### PROBLEM DESCRIPTION
Restate the lines word for word, from the first line of the records through the line containing "import plotly.graph_objects as go". Leave out the pictures and anything after that line.

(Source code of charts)
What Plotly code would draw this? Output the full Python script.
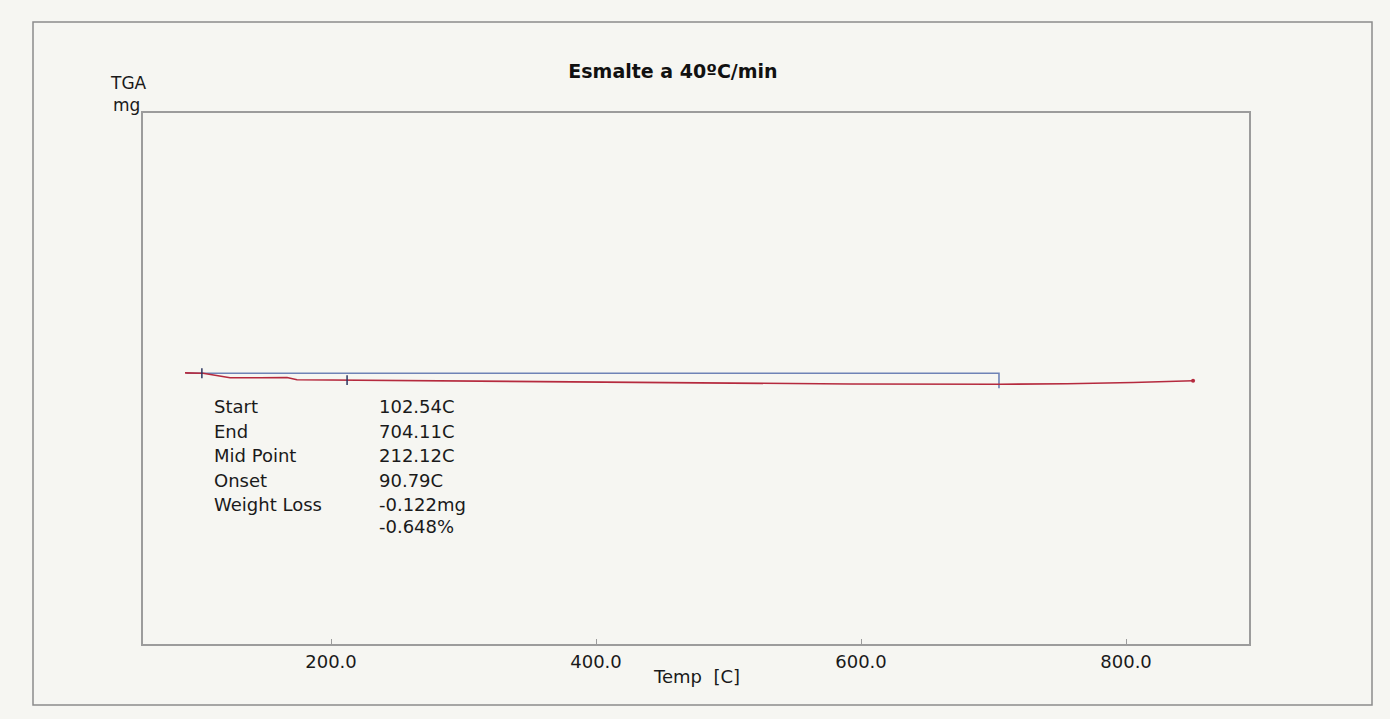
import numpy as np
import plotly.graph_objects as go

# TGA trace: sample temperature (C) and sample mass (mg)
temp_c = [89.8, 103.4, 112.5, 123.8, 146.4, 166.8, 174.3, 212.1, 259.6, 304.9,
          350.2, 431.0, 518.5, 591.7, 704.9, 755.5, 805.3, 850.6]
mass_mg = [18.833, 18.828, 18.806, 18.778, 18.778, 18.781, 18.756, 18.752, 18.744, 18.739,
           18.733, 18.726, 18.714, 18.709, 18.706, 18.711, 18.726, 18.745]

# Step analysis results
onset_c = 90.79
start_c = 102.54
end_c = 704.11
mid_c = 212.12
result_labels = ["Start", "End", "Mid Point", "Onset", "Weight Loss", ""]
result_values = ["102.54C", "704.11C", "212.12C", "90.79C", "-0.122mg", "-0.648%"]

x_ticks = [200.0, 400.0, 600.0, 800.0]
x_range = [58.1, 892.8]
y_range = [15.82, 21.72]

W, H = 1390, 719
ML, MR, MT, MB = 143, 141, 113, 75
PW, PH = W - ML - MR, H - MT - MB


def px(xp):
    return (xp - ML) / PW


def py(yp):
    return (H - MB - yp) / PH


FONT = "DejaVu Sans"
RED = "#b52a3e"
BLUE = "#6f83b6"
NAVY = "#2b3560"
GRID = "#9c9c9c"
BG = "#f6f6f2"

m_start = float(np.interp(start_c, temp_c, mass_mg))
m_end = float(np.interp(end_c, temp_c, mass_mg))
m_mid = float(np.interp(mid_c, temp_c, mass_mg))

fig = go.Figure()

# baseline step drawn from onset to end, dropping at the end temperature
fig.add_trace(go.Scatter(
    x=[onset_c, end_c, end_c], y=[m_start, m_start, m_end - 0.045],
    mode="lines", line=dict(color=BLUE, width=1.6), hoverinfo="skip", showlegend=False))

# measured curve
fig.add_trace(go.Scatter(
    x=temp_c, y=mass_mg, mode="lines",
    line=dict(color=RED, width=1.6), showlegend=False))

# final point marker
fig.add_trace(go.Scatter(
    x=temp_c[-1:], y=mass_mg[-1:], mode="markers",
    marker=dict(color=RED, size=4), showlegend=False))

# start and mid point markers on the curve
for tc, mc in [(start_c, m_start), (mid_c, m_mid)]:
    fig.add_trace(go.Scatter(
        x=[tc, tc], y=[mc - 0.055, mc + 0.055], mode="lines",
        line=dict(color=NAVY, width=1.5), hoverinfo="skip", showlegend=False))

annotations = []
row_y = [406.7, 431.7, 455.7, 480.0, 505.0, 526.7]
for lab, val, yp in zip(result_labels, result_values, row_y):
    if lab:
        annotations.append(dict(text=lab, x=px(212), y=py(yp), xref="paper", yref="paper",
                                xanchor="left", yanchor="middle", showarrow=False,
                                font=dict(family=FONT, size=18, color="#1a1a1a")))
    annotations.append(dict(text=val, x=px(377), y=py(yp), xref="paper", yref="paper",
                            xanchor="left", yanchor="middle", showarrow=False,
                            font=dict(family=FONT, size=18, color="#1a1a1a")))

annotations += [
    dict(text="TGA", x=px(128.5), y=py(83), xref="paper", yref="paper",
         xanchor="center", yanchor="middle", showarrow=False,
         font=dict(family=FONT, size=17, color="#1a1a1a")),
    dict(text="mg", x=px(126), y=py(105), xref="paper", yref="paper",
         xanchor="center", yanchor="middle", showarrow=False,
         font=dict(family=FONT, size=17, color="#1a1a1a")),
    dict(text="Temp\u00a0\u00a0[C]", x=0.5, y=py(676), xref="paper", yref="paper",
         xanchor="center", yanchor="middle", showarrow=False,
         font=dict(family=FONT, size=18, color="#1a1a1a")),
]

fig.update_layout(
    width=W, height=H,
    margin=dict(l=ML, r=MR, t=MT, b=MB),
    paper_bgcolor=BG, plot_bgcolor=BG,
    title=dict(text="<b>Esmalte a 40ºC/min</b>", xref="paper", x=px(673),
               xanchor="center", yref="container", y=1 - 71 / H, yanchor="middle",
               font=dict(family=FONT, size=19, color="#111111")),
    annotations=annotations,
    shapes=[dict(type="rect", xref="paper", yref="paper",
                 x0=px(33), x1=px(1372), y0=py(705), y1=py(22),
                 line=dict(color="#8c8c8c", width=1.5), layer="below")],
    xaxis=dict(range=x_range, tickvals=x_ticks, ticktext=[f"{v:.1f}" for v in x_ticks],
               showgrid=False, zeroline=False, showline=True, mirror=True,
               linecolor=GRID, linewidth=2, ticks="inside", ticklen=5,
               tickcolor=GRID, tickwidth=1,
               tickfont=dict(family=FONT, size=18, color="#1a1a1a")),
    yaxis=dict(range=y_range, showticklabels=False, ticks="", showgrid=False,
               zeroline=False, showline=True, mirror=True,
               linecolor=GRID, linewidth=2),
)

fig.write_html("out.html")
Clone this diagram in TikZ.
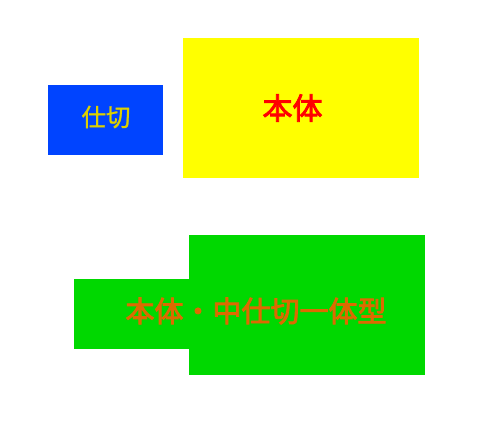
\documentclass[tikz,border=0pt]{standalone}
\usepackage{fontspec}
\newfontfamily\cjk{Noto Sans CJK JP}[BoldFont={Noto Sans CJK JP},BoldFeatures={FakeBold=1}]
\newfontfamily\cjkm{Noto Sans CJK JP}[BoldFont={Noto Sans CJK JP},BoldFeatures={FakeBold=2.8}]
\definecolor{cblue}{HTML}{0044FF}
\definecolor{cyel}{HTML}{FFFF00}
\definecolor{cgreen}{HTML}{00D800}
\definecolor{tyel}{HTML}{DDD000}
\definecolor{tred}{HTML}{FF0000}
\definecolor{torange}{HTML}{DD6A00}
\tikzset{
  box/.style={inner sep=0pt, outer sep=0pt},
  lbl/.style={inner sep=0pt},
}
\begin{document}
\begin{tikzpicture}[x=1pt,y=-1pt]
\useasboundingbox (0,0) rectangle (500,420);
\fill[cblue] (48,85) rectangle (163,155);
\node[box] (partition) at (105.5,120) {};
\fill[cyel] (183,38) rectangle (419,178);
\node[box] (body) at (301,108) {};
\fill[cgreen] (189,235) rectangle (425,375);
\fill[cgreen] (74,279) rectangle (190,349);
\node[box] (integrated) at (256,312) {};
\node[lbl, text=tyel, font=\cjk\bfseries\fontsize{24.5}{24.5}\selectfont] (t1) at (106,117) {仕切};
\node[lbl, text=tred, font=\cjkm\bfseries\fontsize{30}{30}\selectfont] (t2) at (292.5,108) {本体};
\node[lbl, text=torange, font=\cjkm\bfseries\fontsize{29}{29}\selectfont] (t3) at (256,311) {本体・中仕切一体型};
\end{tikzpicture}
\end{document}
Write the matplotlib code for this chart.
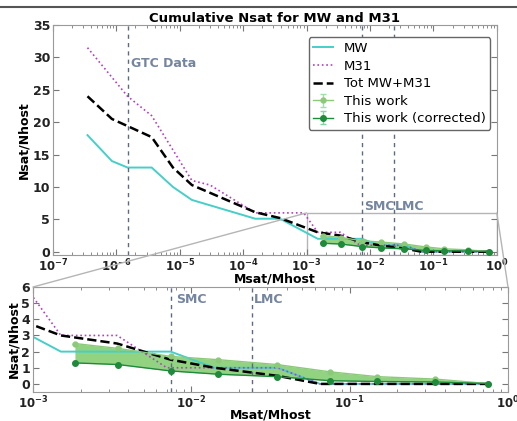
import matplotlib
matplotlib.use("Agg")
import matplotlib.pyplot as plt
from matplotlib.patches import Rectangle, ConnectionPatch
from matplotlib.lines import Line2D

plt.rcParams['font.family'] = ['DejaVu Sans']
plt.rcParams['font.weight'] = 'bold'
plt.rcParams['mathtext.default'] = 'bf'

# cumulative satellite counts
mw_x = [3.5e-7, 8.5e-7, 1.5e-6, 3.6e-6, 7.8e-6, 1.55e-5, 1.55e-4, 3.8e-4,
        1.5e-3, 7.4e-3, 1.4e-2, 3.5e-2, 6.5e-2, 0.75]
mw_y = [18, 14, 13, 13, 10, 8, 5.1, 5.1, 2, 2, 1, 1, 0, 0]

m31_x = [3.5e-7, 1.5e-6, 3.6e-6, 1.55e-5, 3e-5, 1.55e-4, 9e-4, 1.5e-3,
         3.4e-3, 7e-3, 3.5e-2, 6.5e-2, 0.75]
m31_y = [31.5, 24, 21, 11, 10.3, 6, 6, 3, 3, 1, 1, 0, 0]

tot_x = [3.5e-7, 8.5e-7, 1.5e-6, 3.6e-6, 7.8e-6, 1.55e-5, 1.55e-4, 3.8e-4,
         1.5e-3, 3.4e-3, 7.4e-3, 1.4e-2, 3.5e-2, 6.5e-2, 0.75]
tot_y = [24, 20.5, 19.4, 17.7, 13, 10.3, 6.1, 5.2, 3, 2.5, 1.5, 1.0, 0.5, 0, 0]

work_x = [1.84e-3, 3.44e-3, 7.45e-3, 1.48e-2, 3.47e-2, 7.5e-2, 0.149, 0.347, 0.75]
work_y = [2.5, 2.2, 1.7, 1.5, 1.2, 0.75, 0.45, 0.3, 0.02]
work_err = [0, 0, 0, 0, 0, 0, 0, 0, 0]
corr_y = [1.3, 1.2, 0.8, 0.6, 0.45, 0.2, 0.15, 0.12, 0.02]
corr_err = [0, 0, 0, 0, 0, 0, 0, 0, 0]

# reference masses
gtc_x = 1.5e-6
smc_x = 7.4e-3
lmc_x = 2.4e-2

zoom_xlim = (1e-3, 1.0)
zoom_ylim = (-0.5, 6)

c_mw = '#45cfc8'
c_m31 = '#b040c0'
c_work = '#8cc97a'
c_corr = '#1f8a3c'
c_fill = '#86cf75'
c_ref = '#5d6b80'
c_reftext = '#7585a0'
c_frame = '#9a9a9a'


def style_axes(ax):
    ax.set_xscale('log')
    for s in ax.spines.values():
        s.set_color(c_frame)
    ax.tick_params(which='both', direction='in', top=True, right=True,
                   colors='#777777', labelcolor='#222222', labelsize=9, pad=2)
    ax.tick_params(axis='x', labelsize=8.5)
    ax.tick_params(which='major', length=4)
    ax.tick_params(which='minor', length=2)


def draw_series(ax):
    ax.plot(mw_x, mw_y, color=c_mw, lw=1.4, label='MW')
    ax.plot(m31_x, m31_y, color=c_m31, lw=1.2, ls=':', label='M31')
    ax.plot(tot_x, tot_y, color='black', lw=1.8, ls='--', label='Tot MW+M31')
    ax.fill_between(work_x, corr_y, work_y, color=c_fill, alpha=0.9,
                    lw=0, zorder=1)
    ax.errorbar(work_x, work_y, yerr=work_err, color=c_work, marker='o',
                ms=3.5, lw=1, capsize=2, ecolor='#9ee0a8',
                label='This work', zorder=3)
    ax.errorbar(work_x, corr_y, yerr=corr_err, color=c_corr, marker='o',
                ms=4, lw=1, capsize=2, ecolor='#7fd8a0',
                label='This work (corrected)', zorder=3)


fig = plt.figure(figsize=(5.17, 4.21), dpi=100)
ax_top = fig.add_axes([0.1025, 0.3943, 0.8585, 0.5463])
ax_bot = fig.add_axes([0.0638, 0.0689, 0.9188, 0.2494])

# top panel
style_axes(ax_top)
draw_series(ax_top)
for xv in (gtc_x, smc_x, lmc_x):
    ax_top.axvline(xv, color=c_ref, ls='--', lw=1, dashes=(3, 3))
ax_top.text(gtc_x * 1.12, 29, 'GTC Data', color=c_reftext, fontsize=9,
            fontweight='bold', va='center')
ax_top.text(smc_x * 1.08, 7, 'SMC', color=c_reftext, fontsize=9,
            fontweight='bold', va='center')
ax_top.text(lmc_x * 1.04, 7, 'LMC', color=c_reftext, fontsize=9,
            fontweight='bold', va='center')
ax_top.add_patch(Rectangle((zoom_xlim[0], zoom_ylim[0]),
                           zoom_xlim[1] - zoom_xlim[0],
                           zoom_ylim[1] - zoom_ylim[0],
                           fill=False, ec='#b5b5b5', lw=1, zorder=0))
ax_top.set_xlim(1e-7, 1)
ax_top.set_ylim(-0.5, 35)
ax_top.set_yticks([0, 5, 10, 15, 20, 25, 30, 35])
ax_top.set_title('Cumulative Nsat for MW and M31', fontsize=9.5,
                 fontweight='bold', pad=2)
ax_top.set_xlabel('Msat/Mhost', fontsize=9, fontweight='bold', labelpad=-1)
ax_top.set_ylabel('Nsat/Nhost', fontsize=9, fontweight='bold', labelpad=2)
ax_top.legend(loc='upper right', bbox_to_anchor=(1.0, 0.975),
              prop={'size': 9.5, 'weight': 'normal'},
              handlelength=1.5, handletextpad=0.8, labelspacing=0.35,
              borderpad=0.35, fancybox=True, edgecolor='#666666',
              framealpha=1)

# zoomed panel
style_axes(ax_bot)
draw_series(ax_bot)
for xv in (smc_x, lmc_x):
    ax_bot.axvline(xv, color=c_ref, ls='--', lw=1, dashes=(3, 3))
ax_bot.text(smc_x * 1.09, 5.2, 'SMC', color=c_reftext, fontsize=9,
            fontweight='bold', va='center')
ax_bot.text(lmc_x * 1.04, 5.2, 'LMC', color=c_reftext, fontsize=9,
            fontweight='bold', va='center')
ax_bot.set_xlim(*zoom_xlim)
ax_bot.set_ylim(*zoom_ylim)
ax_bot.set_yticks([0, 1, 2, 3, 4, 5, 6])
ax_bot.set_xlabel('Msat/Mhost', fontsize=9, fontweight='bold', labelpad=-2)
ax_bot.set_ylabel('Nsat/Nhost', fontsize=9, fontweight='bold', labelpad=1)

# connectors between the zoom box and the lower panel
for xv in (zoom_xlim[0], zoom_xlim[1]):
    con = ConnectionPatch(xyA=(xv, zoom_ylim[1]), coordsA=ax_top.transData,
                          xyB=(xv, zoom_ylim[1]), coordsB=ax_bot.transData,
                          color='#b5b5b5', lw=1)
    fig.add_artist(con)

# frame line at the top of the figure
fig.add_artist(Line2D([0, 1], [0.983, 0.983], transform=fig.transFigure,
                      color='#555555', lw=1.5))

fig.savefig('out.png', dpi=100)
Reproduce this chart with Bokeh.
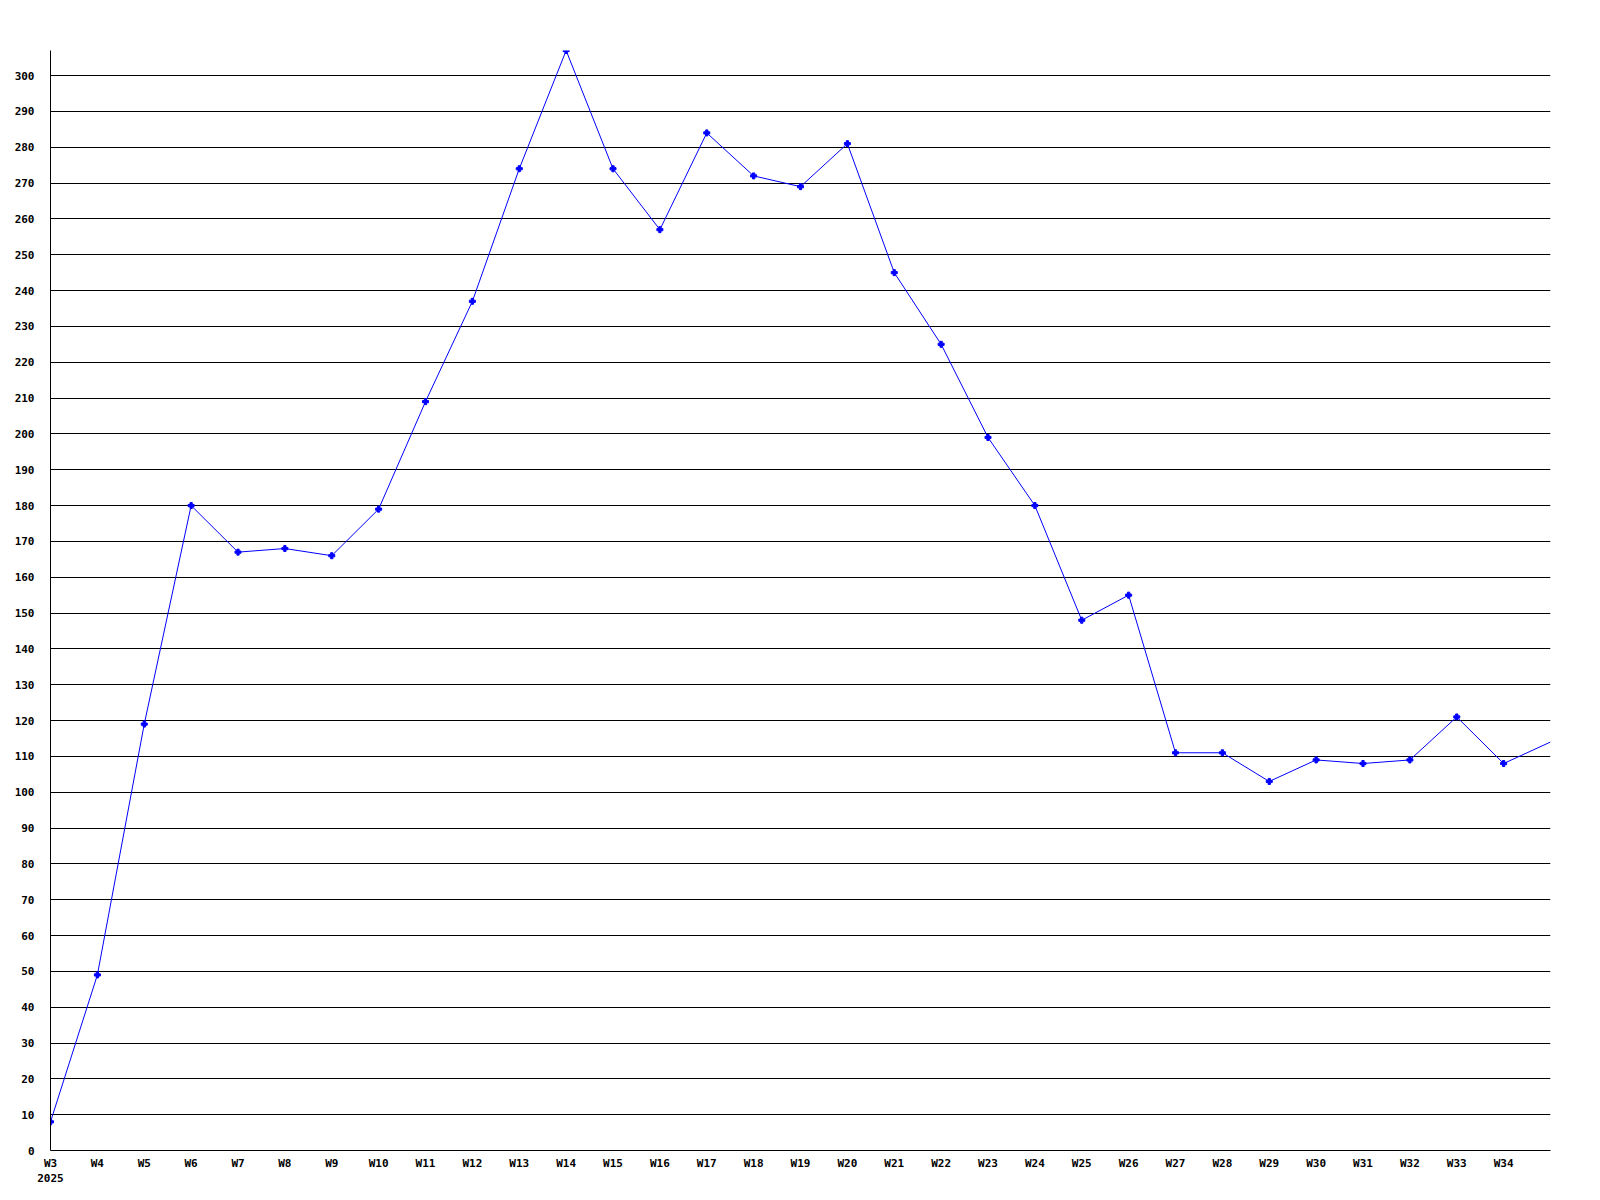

### ANSWER TO THIS PROBLEM
What Plotly code would draw this? Output the full Python script.
import numpy as np
import plotly.graph_objects as go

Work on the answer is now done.